While the majority of every annual land trust payout goes to education, DeWitt says he would also be forced to proportionally increase the payout to other beneficiaries of the trust, including the state prison system.  This does not sit well with considerable portions of the voter base who were already displeased with Mr. Ducey’s handout of $100 million to prisons in the same budget that slashed $100 million from state universities.  Even strongly Republican districts of the state openly called into question the financial priorities of the legislature concerning the disparity of these two financial adjustments.

"Overwhelming Force"

The officials that have set to work convincing Arizonans to vote yes on Prop 123 are pulling no punches.   Former State Superintendent and current lobbyist Jaime Molera decribes the strategy as employing "the Powell doctrine", a reference to Colin Powell's advocacy of "overwhelming force" in the second Gulf war. 

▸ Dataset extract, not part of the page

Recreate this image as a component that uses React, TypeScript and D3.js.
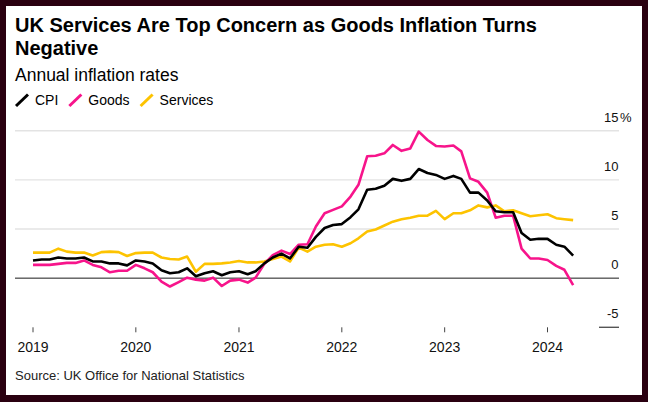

The income generated by well-connected advocates for Prop 123 has been astonishing: $25,000 from William Post, $50,000 from the Arizona Cardinals Football Club; $100,000 from the founder of Fulton Homes, $100,000 from Helios Education Foundation; and $220,000 from Greater Phoenix Leadership, just to name a few.  Desperate for immediate funds, some education groups have also advocated for Prop 123 to prevent the immediate loss of more teachers and further decaying infrastructure. 

These advocates have a simple, media-friendly message to get out: Vote yes, and schools get money.  In contrast, opponents of Prop 123 have a much more complicated task in explaining the historical context and pitfalls of the proposition.  No one wants to appear careless toward a crumbling school system.  It remains to be seen whether the public will have all of the information necessary to make an informed choice.  If so, will they take the quick cash, or force the state to pay what it owes?